• WHAT IS REQUIRED
Reproduce exactly the run of lines from the one containing "Generate a Python" through the one containing "from matplotlib.ticker import FixedLocator". Pictures do not belong in the copy.

• RECORDED DATA

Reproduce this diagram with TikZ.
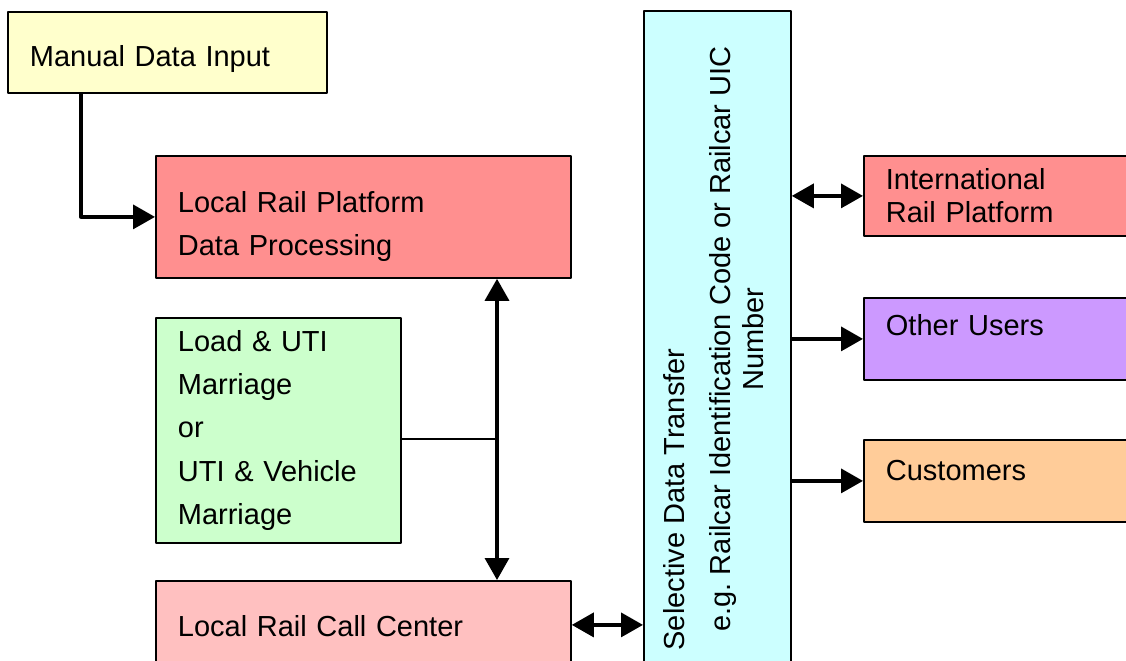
\documentclass[tikz,border=0pt]{standalone}
\usepackage{fontspec}
\setmainfont{Liberation Sans}
\usetikzlibrary{arrows.meta}

\definecolor{inputyellow}{RGB}{255,255,204}
\definecolor{platformred}{RGB}{255,143,143}
\definecolor{callpink}{RGB}{255,192,192}
\definecolor{marriagegreen}{RGB}{204,255,204}
\definecolor{transfercyan}{RGB}{204,255,255}
\definecolor{userpurple}{RGB}{204,153,255}
\definecolor{customerorange}{RGB}{255,204,153}

\begin{document}
\begin{tikzpicture}[line join=round,x=0.5pt,y=-0.5pt,
  >={Triangle[length=11pt,width=12pt]},
  box/.style={draw=black,line width=0.9pt,anchor=north west,align=left,
    inner xsep=11pt,inner ysep=0pt,font=\fontsize{14.5}{21.67}\selectfont},
  link/.style={line width=1.75pt},
  feed/.style={line width=0.7pt}]
\useasboundingbox (0,0) rectangle (1126,660);
\clip (0,0) rectangle (1126,660);

% local side
\node[box,fill=inputyellow,text width=137.5pt,minimum height=40.5pt,
  text height=17.2pt,text depth=3pt] (manual) at (7,11) {Manual Data Input};
\node[box,fill=platformred,text width=185.5pt,minimum height=61pt,
  text depth=14.8pt] (platform) at (155,155) {Local Rail Platform\\Data Processing};
\node[box,fill=marriagegreen,text width=100.5pt,minimum height=112.5pt]
  (marriage) at (155,317) {Load \& UTI\\Marriage\\or\\UTI \& Vehicle\\Marriage};
\node[box,fill=callpink,text width=185.5pt,minimum height=44pt,
  text height=11.7pt] (callcenter) at (155,580) {Local Rail Call Center};

% transfer column
\node[box,fill=transfercyan,inner xsep=0pt,minimum width=73.5pt,minimum height=328pt]
  (transfer) at (643,10) {\rotatebox{90}{\fontsize{14.5}{16.5}\selectfont
  \begin{tabular}{@{}c@{}}
  \multicolumn{1}{@{}l@{}}{\hspace*{-9.5pt}Selective Data Transfer}\\[6.5pt]
  e.g.\ Railcar Identification Code or Railcar UIC\\
  Number
  \end{tabular}}};

% receivers
\node[box,fill=platformred,text width=116.5pt,minimum height=40pt,
  font=\fontsize{14.5}{16.5}\selectfont] (intl) at (863,155) {International\\Rail Platform};
\node[box,fill=userpurple,text width=116.5pt,minimum height=41pt,
  text depth=14pt] (users) at (863,297) {Other Users};
\node[box,fill=customerorange,text width=116.5pt,minimum height=41pt,
  text depth=10.5pt] (customers) at (863,439) {Customers};

% connections
\coordinate (junction) at (497,439);
\draw[link,->] ([xshift=37pt]manual.south west) |- (platform.west);
\draw[link,<->] (platform.south -| junction) -- (callcenter.north -| junction);
\draw[feed] (marriage.east |- junction) -- (junction);
\draw[link,<->] (callcenter.east) -- (callcenter.east -| transfer.west);
\draw[link,<->] (intl.west -| transfer.east) -- (intl.west);
\draw[link,->] (users.west -| transfer.east) -- (users.west);
\draw[link,->] (customers.west -| transfer.east) -- (customers.west);
\end{tikzpicture}
\end{document}
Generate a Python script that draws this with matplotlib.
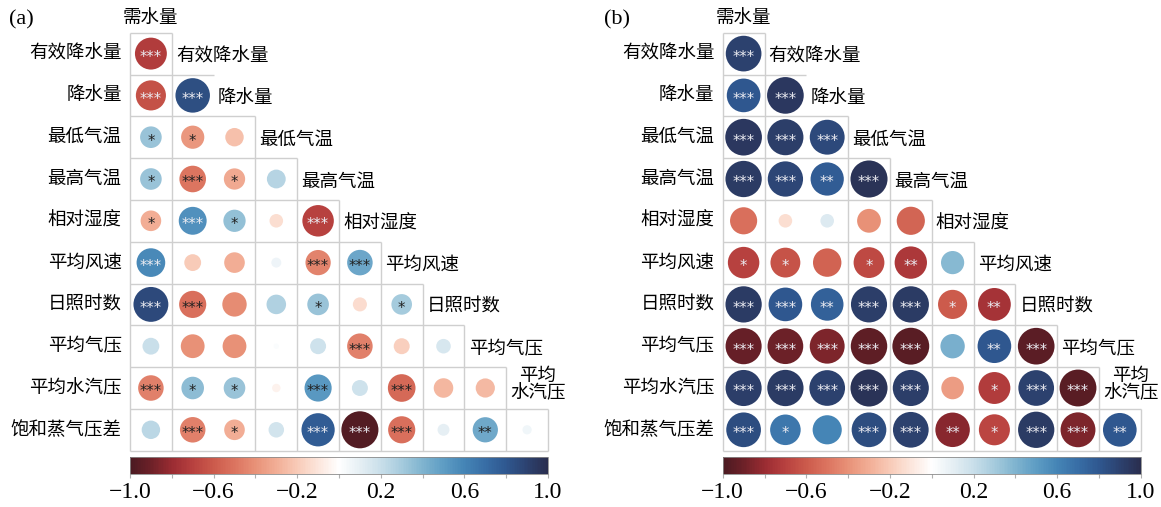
import numpy as np
import matplotlib
matplotlib.use("Agg")
import matplotlib.pyplot as plt
from matplotlib.colors import LinearSegmentedColormap, Normalize
from matplotlib.cm import ScalarMappable
from matplotlib.patches import Circle
from matplotlib.ticker import FixedLocator

# ---------------- data ----------------
col_names = ["需水量", "有效降水量", "降水量", "最低气温", "最高气温",
             "相对湿度", "平均风速", "日照时数", "平均气压", "平均水汽压"]
row_names = ["有效降水量", "降水量", "最低气温", "最高气温", "相对湿度",
             "平均风速", "日照时数", "平均气压", "平均水汽压", "饱和蒸气压差"]
diag_names = ["有效降水量", "降水量", "最低气温", "最高气温", "相对湿度",
              "平均风速", "日照时数", "平均气压", "平均\n水汽压"]

corr_a = [
    [-0.72],
    [-0.64, 0.84],
    [0.33, -0.38, -0.24],
    [0.33, -0.50, -0.32, 0.25],
    [-0.30, 0.55, 0.35, -0.13, -0.70],
    [0.58, -0.20, -0.30, 0.07, -0.45, 0.46],
    [0.86, -0.52, -0.42, 0.27, 0.33, -0.14, 0.30],
    [0.20, -0.40, -0.40, 0.02, 0.18, -0.46, -0.18, 0.15],
    [-0.46, 0.36, 0.33, -0.05, 0.52, 0.18, -0.54, -0.27, -0.26],
    [0.24, -0.46, -0.30, 0.17, 0.78, -0.97, -0.52, 0.10, 0.45, 0.06],
]
sig_a = [
    ["***"],
    ["***", "***"],
    ["*", "*", ""],
    ["*", "***", "*", ""],
    ["*", "***", "*", "", "***"],
    ["***", "", "", "", "***", "***"],
    ["***", "***", "", "", "*", "", "*"],
    ["", "", "", "", "", "***", "", ""],
    ["***", "*", "*", "", "***", "", "***", "", ""],
    ["", "***", "*", "", "***", "***", "***", "", "**", ""],
]

corr_b = [
    [0.90],
    [0.80, 0.95],
    [0.95, 0.92, 0.86],
    [0.93, 0.88, 0.78, 0.97],
    [-0.52, -0.13, 0.13, -0.40, -0.56],
    [-0.70, -0.63, -0.57, -0.67, -0.74, 0.38],
    [0.93, 0.80, 0.75, 0.92, 0.93, -0.60, -0.76],
    [-0.92, -0.90, -0.86, -0.94, -0.96, 0.42, 0.80, -0.95],
    [0.92, 0.93, 0.90, 0.97, 0.92, -0.36, -0.72, 0.90, -0.96],
    [0.85, 0.66, 0.60, 0.85, 0.90, -0.84, -0.68, 0.93, -0.86, 0.80],
]
sig_b = [
    ["***"],
    ["***", "***"],
    ["***", "***", "***"],
    ["***", "***", "**", "***"],
    ["", "", "", "", ""],
    ["*", "*", "", "*", "**", ""],
    ["***", "***", "**", "***", "***", "*", "**"],
    ["***", "***", "***", "***", "***", "", "**", "***"],
    ["***", "***", "***", "***", "***", "", "*", "***", "***"],
    ["***", "*", "", "***", "***", "**", "*", "***", "***", "**"],
]

cbar_ticks = [-1.0, -0.6, -0.2, 0.2, 0.6, 1.0]
cbar_minor = [-0.8, -0.4, 0.0, 0.4, 0.8]
cbar_labels = ["\u22121.0", "\u22120.6", "\u22120.2", "0.2", "0.6", "1.0"]

# ---------------- style ----------------
stops = ["#4b1a22", "#6e2128", "#9b2c32", "#b8413f", "#cc5b4c", "#dc7460",
         "#e89278", "#f2ae96", "#f8cbb8", "#fce6dc", "#ffffff", "#e6eff4",
         "#c9dfea", "#a6cbdd", "#80b4cf", "#5e9dc4", "#4585b6", "#386ea6",
         "#2f5890", "#2c4270", "#2a2e4f"]
cmap = LinearSegmentedColormap.from_list("corr", stops)
norm = Normalize(-1, 1)

CJK = ["Noto Sans CJK SC", "DejaVu Sans"]
SERIF = ["Liberation Serif", "DejaVu Serif"]
LABEL_FS = 13.3
GRID_C = "#cfcfcf"

W, H = 1161, 507
fig = plt.figure(figsize=(W / 100, H / 100), dpi=100)

CELL = 41.8
GRID_TOP = 32.7


def draw_panel(left_px, corr, sig, tag, tag_x):
    ax = fig.add_axes([left_px / W, (H - GRID_TOP - 10 * CELL) / H,
                       10 * CELL / W, 10 * CELL / H])
    ax.set_xlim(0, 10)
    ax.set_ylim(10, 0)
    ax.axis("off")

    # staircase grid
    kw = dict(color=GRID_C, lw=1.0, solid_capstyle="butt", zorder=1, clip_on=False)
    ax.plot([0, 0], [0, 10], **kw)
    ax.plot([0, 10], [10, 10], **kw)
    for i in range(10):
        ax.plot([0, i + 1], [i, i], **kw)
        if i != 1:
            ax.plot([i + 1, i + 1], [i, 10], **kw)

    for i, row in enumerate(corr):
        for j, r in enumerate(row):
            d = 0.9 * np.sqrt(abs(r))
            ax.add_patch(Circle((j + 0.5, i + 0.5), d / 2,
                                facecolor=cmap(norm(r)), edgecolor="none",
                                zorder=2))
            s = sig[i][j]
            if s:
                c = "#ececf2" if abs(r) >= 0.55 else "#222222"
                ax.text(j + 0.5, i + 0.5 + 0.2, s, ha="center",
                        va="baseline", fontsize=10.5, color=c,
                        family="DejaVu Sans", zorder=3)
        ax.text(-0.2, i + 0.5, row_names[i], ha="right", va="center",
                fontsize=LABEL_FS, family=CJK)
        if i < 8:
            ax.text(i + 1.1, i + 0.56, diag_names[i], ha="left", va="center",
                    fontsize=LABEL_FS, family=CJK)
        elif i == 8:
            ax.text(9.76, 8.42, diag_names[i], ha="center", va="center",
                    fontsize=LABEL_FS, family=CJK, linespacing=1.0,
                    multialignment="center")
    ax.text(0.5, -0.32, col_names[0], ha="center", va="center",
            fontsize=LABEL_FS, family=CJK)

    fig.text(tag_x / W, 1 - 20 / H, tag, ha="left", va="center",
             fontsize=16, family=SERIF)

    # colour bar
    cax = fig.add_axes([left_px / W, (H - 474) / H, 10 * CELL / W, 17 / H])
    cb = fig.colorbar(ScalarMappable(norm=norm, cmap=cmap), cax=cax,
                      orientation="horizontal")
    cb.set_ticks(cbar_ticks)
    cb.set_ticklabels(cbar_labels)
    cax.xaxis.set_minor_locator(FixedLocator(cbar_minor))
    cax.tick_params(which="both", length=3, width=0.8, color="#b0b0b0",
                    labelsize=17, pad=3)
    for lab in cax.get_xticklabels():
        lab.set_family(SERIF)
    cb.outline.set_edgecolor("#8a8a8a")
    cb.outline.set_linewidth(0.6)


draw_panel(130, corr_a, sig_a, "(a)", 9)
draw_panel(722.7, corr_b, sig_b, "(b)", 604)

fig.savefig("out.png", dpi=100)
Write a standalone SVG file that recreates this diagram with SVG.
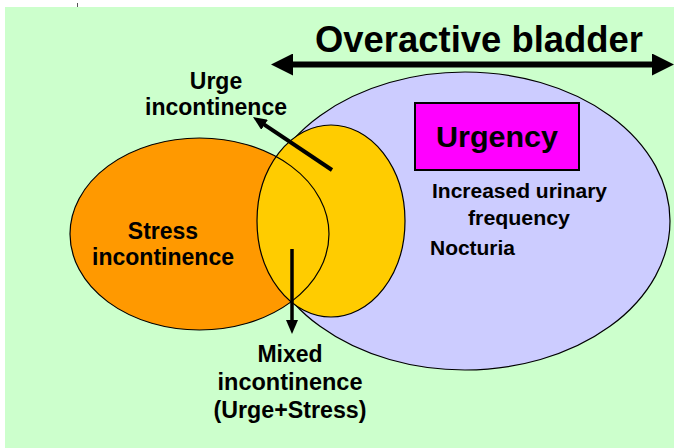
<svg xmlns="http://www.w3.org/2000/svg" width="674" height="448" viewBox="0 0 674 448">
  <style>
    .t { font-family: "Liberation Sans", Arial, sans-serif; font-weight: bold; fill: #000; text-anchor: middle; }
    .ol { fill: none; stroke: #000; stroke-width: 1.2; }
    .arr { stroke: #000; fill: none; }
  </style>
  <defs>
    <marker id="sm" viewBox="0 0 14 12" markerUnits="userSpaceOnUse" markerWidth="14" markerHeight="12" refX="4" refY="6" orient="auto">
      <path d="M0,0 L14,6 L0,12 z" fill="#000"/>
    </marker>
    <marker id="big" viewBox="0 0 22 22" markerUnits="userSpaceOnUse" markerWidth="22" markerHeight="22" refX="4" refY="11" orient="auto-start-reverse">
      <path d="M0,0 L22,11 L0,22 z" fill="#000"/>
    </marker>
  </defs>

  <rect x="0" y="0" width="674" height="448" fill="#fff"/>
  <rect id="background" x="5" y="7" width="669" height="441" fill="#CCFFCC"/>
  <line x1="77.5" y1="3" x2="77.5" y2="7" stroke="#555" stroke-width="1"/>

  <g id="overactive-bladder">
    <ellipse cx="465" cy="221" rx="205" ry="149" fill="#CCCCFF" stroke="#000" stroke-width="1.2"/>
  </g>
  <g id="stress">
    <ellipse cx="199.5" cy="234" rx="129.5" ry="96" fill="#FF9900"/>
  </g>
  <g id="urge">
    <ellipse cx="331" cy="221" rx="74" ry="96" fill="#FFCC00"/>
  </g>
  <g id="outlines">
    <ellipse class="ol" cx="199.5" cy="234" rx="129.5" ry="96"/>
    <ellipse class="ol" cx="331" cy="221" rx="74" ry="96"/>
  </g>

  <g id="urgency">
    <rect x="415" y="103" width="164" height="67" fill="#FF00FF" stroke="#000" stroke-width="2"/>
    <text class="t" x="497" y="147" font-size="30" textLength="122" lengthAdjust="spacingAndGlyphs">Urgency</text>
  </g>

  <g id="symptoms">
    <text class="t" x="519.5" y="198" font-size="20" textLength="175" lengthAdjust="spacingAndGlyphs">Increased urinary</text>
    <text class="t" x="519" y="225" font-size="20" textLength="102" lengthAdjust="spacingAndGlyphs">frequency</text>
    <text class="t" x="430" y="255" font-size="20" style="text-anchor:start" textLength="85" lengthAdjust="spacingAndGlyphs">Nocturia</text>
  </g>

  <g id="title">
    <text class="t" x="479" y="52" font-size="36" textLength="328" lengthAdjust="spacingAndGlyphs">Overactive bladder</text>
  </g>

  <g id="urge-label">
    <text class="t" x="216" y="89" font-size="23">Urge</text>
    <text class="t" x="216" y="115" font-size="23" textLength="142" lengthAdjust="spacingAndGlyphs">incontinence</text>
  </g>

  <g id="stress-label">
    <text class="t" x="163" y="239" font-size="23">Stress</text>
    <text class="t" x="163" y="265" font-size="23" textLength="142" lengthAdjust="spacingAndGlyphs">incontinence</text>
  </g>

  <g id="mixed-label">
    <text class="t" x="290" y="362" font-size="23">Mixed</text>
    <text class="t" x="290" y="390" font-size="23" textLength="145" lengthAdjust="spacingAndGlyphs">incontinence</text>
    <text class="t" x="290" y="418" font-size="23" textLength="153" lengthAdjust="spacingAndGlyphs">(Urge+Stress)</text>
  </g>

  <g id="connectors">
    <line class="arr" x1="289" y1="64.5" x2="656" y2="64.5" stroke-width="6" marker-start="url(#big)" marker-end="url(#big)"/>
    <line class="arr" x1="332" y1="170" x2="261.3" y2="122.6" stroke-width="4" marker-end="url(#sm)"/>
    <line class="arr" x1="292" y1="249" x2="292" y2="324" stroke-width="3.5" marker-end="url(#sm)"/>
  </g>
</svg>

• FINAL RESULT
Generate a Python script that draws this with matplotlib.
import numpy as np
import matplotlib
matplotlib.use("Agg")
import matplotlib.pyplot as plt
from matplotlib.colors import LinearSegmentedColormap, Normalize
from matplotlib.cm import ScalarMappable
from matplotlib.patches import Circle
from matplotlib.ticker import FixedLocator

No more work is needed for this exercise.